Re: Yahoo and upper-bit-set character encoding
On 2 Oct 2015 as I do recall,
Matthew Phillips wrote:
> In message <868ed90855.harriet@...>
> on 25 Sep 2015 Harriet Bazley wrote:
>
> > I'm sending/receiving e-mails with German content to a user with a
> > Yahoo.co.uk e-mail address (no idea what software she is using; the
> > Message IDs are in the form .JavaMail.yahoo@...), and every
> > time she quotes one of my messages, all the non-ASCII characters in the
> > German text get translated to a pair of upper-bit-set characters - e.g.
> > o-umlaut becomes CHR$(195) plus CHR$(182). Obviously this makes
> > communication of foreign text extremely difficult....
>
> In UTF-8 o-umlaut should be encoded as 0xC3 0xB6, i.e. CHR$(195) plus
> CHR$(182) so it sounds like your message has reached her OK, but is perhaps
> getting double encoded before it is sent back.
>
> You need to check the headers for the Content-Type, both the message you
> sent to her, and the messages you receive back. It said:
>
> Content-Type: text/plain; charset=us-ascii
>
> for the message you sent to this list. I don't know whether Messenger
> modifies the "charset" value if you include umlauts in the message.
Apparently it does; my message to her has the headers Content-Type:
text/plain; charset=iso-8859-1 and Content-Transfer-Encoding:
quoted-printable, whereas other messages default to text-plain.
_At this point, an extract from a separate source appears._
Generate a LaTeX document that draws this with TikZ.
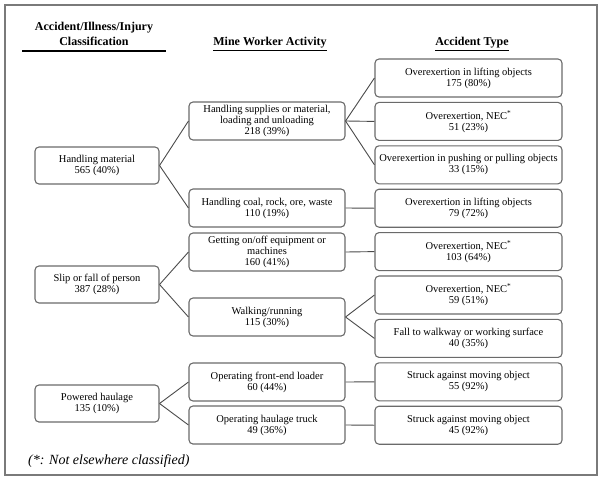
\documentclass[tikz,border=0pt]{standalone}
\usepackage{fontspec}
\setmainfont{Liberation Serif}
\definecolor{boxgray}{HTML}{6A6A6A}
\definecolor{linegray}{HTML}{4A4A4A}
\definecolor{framegray}{HTML}{7A7A7A}
\begin{document}
\begin{tikzpicture}[x=1pt,y=-1pt,
  box/.style={draw=boxgray, rounded corners=4pt, line width=1.1pt, align=center,
    inner sep=0pt, minimum height=38pt, font=\fontsize{10.5}{11}\selectfont},
  lone/.style={box, minimum width=124pt, minimum height=37pt},
  ltwo/.style={box, minimum width=156pt},
  lthree/.style={box, minimum width=187pt},
  conn/.style={draw=linegray, line width=0.9pt},
  head/.style={font=\fontsize{12}{15}\selectfont\bfseries, inner sep=0pt, align=center}]
\useasboundingbox (0,0) rectangle (602,480);
\draw[framegray, line width=1.4pt] (5,5) rectangle (597,475);

% headers
\node[head] (h1) at (94,34) {Accident/Illness/Injury\\Classification};
\coordinate (r1a) at (22,51);
\coordinate (r1b) at (166,51);
\draw[line width=1.3pt] (r1a) -- (r1b);
\node[head] (h2) at (270,44) {\underline{Mine Worker\ Activity}};
\node[head] (h3) at (472,44) {\underline{Accident Type}};

% level 1
\node[lone] (hm) at (97,165.5) {Handling material\\565 (40\%)};
\node[lone] (sf) at (97,284.5) {Slip or fall of person\\387 (28\%)};
\node[lone] (ph) at (97,403.5) {Powered haulage\\135 (10\%)};

% level 2
\node[ltwo] (hs) at (267,121) {Handling supplies or material,\\loading and unloading\\218 (39\%)};
\node[ltwo] (hc) at (267,208) {Handling coal, rock, ore, waste\\110 (19\%)};
\node[ltwo] (go) at (267,252) {Getting on/off equipment or\\machines\\160 (41\%)};
\node[ltwo] (wr) at (267,317) {Walking/running\\115 (30\%)};
\node[ltwo] (fe) at (267,382) {Operating front-end loader\\60 (44\%)};
\node[ltwo] (ht) at (267,425) {Operating haulage truck\\49 (36\%)};

% level 3
\node[lthree] (a1) at (468.5,78) {Overexertion in lifting objects\\175 (80\%)};
\node[lthree] (a2) at (468.5,121.4) {Overexertion, NEC\textsuperscript{*}\\51 (23\%)};
\node[lthree] (a3) at (468.5,164.8) {Overexertion in pushing or pulling objects\\33 (15\%)};
\node[lthree] (a4) at (468.5,208.2) {Overexertion in lifting objects\\79 (72\%)};
\node[lthree] (a5) at (468.5,251.6) {Overexertion, NEC\textsuperscript{*}\\103 (64\%)};
\node[lthree] (a6) at (468.5,295) {Overexertion, NEC\textsuperscript{*}\\59 (51\%)};
\node[lthree] (a7) at (468.5,338.4) {Fall to walkway or working surface\\40 (35\%)};
\node[lthree] (a8) at (468.5,381.8) {Struck against moving object\\55 (92\%)};
\node[lthree] (a9) at (468.5,425.2) {Struck against moving object\\45 (92\%)};

% connectors
\draw[conn] (hm.east) -- (hs.west);
\draw[conn] (hm.east) -- (hc.west);
\draw[conn] (sf.east) -- (go.west);
\draw[conn] (sf.east) -- (wr.west);
\draw[conn] (ph.east) -- (fe.west);
\draw[conn] (ph.east) -- (ht.west);
\draw[conn] (hs.east) -- (a1.west);
\draw[conn] (hs.east) -- (a2.west);
\draw[conn] (hs.east) -- (a3.west);
\draw[conn] (hc.east) -- (a4.west);
\draw[conn] (go.east) -- (a5.west);
\draw[conn] (wr.east) -- (a6.west);
\draw[conn] (wr.east) -- (a7.west);
\draw[conn] (fe.east) -- (a8.west);
\draw[conn] (ht.east) -- (a9.west);

% footnote
\node[anchor=west, inner sep=0pt, font=\fontsize{14}{16}\selectfont\itshape] (fn) at (28,461) {(*: Not elsewhere classified)};
\end{tikzpicture}
\end{document}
Her message has the headers Content-Type: text/plain; charset=UTF-8 and
Content-Transfer-Encoding: quoted-printable, but is sent as a multi-part
message with an HTML attachment. The HTML portion is set as text/html;
charset=UTF-8 and is just as unreadable as the plaintext portion. :-(
[snip]
> I get the impression that anything she writes to you comes through OK,
> it's just when she quotes your messages. But you were not explicit about
> whether she is using umlauts.
>
Interestingly, I can't find any example where she *does* use umlauts in
material that she has typed herself: in the one place where it is
unavoidable (when she cites the word "zurücklegen") she has used the
acceptable typewriter-era workaround of adding an E to the vowel, e.g.
zuruecklegen. Otherwise she would appear to make a conscious point of
avoiding having to use them.
This suggests to me that she is using an interface that doesn't understand
non-ASCII characters... I could do the same, but since most of the
quotations are being cut and pasted from existing material it would involve
an annoying large amount of editing before I send off the queries. :-(
--
Harriet Bazley == Loyaulte me lie ==
Profanity is the one language all programmers know best.